Puzzlingly, it was just last month that the Times was pointing out how frequently iPods are stolen on the Subway. If they’re so uncool, why do they attract thieves? Reflect on the fact that no one is stealing Molly Ivins’ new book.
Also last month, we learned that Apple Computer did fabulously well in the second fiscal quarter, beating even its own expectations. As of Tuesday afternoon, iPods or iPod accessories accounted for nearly 20% of Amazon.com’s top-selling electronics. We must ask: if Apple products were so unfashionable, why are people buying them?
Phillip Michaels of Macworld magazine reports that iPods have been so successful that radio stations are now seeking to imitate them. “Indeed, having spent a day listening to Jack FM’s Los Angeles version jump from Queen to the Sugar Beats to Jackson Browne to Midnight Oil,” he writes, “you can’t shake the impression that you’re not listening to a radio station stocked with cartridges and DJs and whatnot so much as you are plugged into some random stranger’s 20GB iPod.”

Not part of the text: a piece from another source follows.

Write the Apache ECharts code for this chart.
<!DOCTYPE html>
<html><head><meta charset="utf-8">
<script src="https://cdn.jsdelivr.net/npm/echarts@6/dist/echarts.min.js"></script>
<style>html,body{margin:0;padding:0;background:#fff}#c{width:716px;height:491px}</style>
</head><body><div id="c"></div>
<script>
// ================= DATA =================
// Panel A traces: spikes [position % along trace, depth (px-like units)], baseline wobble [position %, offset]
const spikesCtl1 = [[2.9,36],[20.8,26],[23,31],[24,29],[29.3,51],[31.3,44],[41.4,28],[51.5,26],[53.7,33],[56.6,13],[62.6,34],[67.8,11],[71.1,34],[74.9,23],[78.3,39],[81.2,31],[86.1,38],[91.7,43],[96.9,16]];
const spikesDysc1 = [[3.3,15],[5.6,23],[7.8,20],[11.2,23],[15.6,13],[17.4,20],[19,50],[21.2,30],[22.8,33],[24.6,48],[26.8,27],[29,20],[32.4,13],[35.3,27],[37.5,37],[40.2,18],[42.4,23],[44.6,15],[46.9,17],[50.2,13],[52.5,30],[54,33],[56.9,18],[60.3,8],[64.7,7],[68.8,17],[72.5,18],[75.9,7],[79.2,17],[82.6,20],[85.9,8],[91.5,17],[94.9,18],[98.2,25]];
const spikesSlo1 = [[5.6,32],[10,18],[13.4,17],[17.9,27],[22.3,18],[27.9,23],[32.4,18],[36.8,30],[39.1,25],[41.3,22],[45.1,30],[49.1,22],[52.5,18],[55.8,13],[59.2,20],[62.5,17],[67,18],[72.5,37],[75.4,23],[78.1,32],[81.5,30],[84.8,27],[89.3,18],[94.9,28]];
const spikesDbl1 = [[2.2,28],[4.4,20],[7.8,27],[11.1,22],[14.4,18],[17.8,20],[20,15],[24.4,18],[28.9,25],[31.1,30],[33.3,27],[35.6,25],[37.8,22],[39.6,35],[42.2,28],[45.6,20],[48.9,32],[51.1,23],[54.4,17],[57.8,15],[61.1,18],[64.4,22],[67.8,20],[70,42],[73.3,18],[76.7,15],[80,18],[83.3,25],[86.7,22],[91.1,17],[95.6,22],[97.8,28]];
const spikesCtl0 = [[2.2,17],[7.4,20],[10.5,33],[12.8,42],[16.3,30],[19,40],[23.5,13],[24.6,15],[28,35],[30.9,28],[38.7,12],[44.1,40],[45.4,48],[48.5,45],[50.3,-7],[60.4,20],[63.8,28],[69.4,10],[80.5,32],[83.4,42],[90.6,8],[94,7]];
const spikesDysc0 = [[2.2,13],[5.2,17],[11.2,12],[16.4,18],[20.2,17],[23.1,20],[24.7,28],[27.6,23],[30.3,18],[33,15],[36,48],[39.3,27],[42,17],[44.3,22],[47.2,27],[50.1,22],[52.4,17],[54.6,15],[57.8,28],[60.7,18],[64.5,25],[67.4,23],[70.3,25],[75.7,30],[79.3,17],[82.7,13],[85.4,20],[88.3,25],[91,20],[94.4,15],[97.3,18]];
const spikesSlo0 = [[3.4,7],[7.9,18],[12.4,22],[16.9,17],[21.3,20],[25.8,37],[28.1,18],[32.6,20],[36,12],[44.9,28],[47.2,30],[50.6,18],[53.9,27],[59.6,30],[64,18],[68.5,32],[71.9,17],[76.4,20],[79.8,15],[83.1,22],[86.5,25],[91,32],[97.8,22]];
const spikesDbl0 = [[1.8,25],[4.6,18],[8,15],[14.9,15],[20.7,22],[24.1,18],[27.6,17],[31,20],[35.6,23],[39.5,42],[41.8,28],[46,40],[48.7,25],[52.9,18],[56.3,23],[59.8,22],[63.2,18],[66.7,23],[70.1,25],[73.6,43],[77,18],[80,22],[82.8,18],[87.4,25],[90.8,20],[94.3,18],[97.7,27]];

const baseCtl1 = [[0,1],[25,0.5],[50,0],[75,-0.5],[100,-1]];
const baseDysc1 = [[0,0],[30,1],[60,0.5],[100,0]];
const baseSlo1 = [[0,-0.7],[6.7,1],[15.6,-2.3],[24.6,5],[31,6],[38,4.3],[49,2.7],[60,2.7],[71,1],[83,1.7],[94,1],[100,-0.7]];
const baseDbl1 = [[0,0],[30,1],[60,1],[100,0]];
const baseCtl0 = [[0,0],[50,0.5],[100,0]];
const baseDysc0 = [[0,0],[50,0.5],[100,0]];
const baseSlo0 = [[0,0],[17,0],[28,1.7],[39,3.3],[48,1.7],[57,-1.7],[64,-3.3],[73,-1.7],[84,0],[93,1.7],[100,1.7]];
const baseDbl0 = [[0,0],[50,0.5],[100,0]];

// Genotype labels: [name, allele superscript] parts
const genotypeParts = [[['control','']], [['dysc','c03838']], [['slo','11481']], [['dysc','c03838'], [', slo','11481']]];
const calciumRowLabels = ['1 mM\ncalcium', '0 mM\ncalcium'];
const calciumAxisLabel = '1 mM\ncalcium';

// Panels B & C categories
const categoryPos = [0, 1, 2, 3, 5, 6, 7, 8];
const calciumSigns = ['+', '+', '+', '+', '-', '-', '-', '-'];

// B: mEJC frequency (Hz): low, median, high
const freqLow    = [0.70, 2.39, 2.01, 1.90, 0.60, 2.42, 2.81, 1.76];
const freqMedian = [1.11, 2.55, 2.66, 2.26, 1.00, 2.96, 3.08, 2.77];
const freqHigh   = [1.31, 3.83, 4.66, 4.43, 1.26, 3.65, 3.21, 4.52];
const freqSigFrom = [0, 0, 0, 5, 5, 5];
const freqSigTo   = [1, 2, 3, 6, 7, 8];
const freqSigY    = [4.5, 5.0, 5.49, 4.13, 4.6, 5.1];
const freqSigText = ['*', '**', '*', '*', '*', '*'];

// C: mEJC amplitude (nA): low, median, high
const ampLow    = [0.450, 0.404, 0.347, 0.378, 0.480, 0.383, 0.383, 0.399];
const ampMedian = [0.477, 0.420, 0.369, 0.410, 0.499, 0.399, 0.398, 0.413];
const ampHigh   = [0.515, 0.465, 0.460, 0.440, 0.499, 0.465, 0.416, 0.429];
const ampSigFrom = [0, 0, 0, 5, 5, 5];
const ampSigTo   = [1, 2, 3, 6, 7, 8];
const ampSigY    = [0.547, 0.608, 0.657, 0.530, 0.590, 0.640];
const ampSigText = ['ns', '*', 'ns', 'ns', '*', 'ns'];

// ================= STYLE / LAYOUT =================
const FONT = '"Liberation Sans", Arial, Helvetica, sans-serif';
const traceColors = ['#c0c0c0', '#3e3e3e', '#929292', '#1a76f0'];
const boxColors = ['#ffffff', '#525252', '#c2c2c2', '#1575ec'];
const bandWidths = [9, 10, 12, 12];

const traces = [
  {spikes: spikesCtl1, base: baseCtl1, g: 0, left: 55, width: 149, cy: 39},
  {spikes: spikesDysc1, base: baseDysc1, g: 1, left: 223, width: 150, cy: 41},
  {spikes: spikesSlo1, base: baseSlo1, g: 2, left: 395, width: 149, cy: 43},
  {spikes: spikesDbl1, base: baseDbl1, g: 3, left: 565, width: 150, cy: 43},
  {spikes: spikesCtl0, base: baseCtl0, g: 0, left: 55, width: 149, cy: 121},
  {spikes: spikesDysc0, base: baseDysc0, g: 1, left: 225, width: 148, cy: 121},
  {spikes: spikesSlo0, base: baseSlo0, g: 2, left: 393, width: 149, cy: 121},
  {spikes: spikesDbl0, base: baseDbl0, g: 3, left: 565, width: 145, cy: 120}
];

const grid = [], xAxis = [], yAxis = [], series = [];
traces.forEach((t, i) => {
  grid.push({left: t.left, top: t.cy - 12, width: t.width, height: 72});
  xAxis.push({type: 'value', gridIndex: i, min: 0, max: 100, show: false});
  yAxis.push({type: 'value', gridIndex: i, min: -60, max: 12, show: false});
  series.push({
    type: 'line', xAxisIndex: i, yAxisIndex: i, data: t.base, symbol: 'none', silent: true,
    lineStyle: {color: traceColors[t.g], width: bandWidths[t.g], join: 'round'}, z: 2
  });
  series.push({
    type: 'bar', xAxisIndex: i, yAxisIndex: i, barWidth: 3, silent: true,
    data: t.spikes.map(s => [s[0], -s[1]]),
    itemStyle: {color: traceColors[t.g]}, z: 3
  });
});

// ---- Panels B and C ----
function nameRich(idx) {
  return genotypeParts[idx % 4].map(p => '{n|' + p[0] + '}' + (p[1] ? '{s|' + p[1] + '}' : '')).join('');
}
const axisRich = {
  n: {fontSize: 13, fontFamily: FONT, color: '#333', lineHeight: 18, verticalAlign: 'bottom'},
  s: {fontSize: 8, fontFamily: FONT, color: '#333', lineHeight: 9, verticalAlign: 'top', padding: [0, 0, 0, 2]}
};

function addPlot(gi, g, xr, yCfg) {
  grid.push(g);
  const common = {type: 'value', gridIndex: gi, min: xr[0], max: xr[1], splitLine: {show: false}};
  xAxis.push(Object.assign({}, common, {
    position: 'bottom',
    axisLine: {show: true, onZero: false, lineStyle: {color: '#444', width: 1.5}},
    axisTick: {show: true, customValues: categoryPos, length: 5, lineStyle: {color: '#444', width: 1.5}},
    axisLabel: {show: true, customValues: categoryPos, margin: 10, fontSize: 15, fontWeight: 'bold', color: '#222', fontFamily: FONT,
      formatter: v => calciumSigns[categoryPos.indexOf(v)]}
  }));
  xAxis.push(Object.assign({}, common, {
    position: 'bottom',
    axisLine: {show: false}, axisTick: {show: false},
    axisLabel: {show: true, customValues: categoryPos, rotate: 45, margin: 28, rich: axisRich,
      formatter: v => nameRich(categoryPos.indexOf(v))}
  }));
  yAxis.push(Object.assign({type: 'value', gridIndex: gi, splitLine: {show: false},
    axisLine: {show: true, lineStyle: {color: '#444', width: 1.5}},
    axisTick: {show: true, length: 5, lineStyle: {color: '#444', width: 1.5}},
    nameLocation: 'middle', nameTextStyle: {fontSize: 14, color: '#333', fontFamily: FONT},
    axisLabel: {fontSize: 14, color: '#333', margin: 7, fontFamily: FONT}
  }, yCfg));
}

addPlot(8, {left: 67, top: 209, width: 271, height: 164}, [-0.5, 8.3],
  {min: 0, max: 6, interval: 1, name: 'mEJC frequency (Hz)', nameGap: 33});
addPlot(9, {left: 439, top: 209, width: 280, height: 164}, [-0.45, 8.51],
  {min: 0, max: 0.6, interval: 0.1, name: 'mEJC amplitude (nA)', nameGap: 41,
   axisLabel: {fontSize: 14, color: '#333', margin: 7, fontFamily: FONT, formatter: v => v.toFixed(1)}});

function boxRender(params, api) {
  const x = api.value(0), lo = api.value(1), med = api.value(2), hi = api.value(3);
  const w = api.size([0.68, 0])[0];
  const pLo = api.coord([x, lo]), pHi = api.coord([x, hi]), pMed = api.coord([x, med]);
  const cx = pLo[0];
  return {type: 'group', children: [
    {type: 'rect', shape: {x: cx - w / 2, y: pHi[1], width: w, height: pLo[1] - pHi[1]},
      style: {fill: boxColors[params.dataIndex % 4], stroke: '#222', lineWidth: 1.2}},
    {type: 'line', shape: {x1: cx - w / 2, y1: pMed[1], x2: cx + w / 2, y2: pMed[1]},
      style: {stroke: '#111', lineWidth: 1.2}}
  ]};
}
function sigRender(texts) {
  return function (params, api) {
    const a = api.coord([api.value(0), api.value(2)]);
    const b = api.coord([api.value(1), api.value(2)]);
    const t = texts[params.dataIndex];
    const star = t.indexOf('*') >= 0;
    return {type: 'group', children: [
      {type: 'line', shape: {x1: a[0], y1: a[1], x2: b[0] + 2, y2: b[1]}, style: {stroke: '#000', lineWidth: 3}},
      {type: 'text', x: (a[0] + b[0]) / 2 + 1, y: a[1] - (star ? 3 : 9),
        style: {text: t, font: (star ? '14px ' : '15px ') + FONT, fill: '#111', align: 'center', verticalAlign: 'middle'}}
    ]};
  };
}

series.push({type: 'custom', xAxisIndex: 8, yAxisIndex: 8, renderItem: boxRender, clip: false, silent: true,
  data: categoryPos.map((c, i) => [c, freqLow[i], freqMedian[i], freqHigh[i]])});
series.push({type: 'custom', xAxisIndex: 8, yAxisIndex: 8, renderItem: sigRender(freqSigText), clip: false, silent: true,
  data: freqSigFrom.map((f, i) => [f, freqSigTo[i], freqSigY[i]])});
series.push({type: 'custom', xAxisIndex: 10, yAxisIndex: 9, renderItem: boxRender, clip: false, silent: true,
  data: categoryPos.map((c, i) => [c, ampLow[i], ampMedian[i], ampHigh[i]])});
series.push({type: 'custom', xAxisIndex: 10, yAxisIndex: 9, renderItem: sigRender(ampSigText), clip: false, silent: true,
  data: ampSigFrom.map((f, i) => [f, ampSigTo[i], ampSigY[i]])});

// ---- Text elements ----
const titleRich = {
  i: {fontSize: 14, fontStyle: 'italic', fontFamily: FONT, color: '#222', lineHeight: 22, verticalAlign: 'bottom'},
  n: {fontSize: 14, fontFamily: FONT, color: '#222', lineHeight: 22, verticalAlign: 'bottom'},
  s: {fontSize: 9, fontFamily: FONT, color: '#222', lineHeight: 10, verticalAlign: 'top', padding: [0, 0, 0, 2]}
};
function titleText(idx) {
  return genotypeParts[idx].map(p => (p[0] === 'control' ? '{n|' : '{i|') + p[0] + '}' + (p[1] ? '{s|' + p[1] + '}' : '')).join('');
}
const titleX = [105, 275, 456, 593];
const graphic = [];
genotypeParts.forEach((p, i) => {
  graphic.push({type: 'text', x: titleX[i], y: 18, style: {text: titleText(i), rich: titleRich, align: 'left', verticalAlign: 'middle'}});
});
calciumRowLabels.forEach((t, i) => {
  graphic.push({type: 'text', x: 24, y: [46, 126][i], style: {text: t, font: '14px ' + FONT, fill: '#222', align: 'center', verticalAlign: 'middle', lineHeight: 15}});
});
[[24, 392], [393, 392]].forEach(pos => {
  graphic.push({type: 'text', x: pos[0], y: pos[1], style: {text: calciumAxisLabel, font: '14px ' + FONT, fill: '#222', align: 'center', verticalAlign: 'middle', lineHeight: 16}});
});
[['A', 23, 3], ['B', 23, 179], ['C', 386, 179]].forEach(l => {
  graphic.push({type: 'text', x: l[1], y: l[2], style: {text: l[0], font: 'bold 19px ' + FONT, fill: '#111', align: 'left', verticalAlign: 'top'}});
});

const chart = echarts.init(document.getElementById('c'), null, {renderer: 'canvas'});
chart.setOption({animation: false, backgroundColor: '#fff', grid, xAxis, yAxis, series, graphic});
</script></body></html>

Liberals, alas, have a habit of telling consumers what to like and dislike. Liberals like capitalism only when it involves buying the things they like, such as both of the products made in France. When consumers decide for themselves what to buy, Western liberals become strict Marxists. What’s strange is that iPods, innocuous creatures as they are, have become the subject of leftist rage. Someone really should tell these Democrats that, in just one of the hand-held devices, they could store all of their old Barbra Streisand albums—not to mention various hilarious clips from Air America.
Personally, I like my iPod. But then again, I also like drama kids. When will I learn to stop listening to those nerds and spazzes at the New York Times?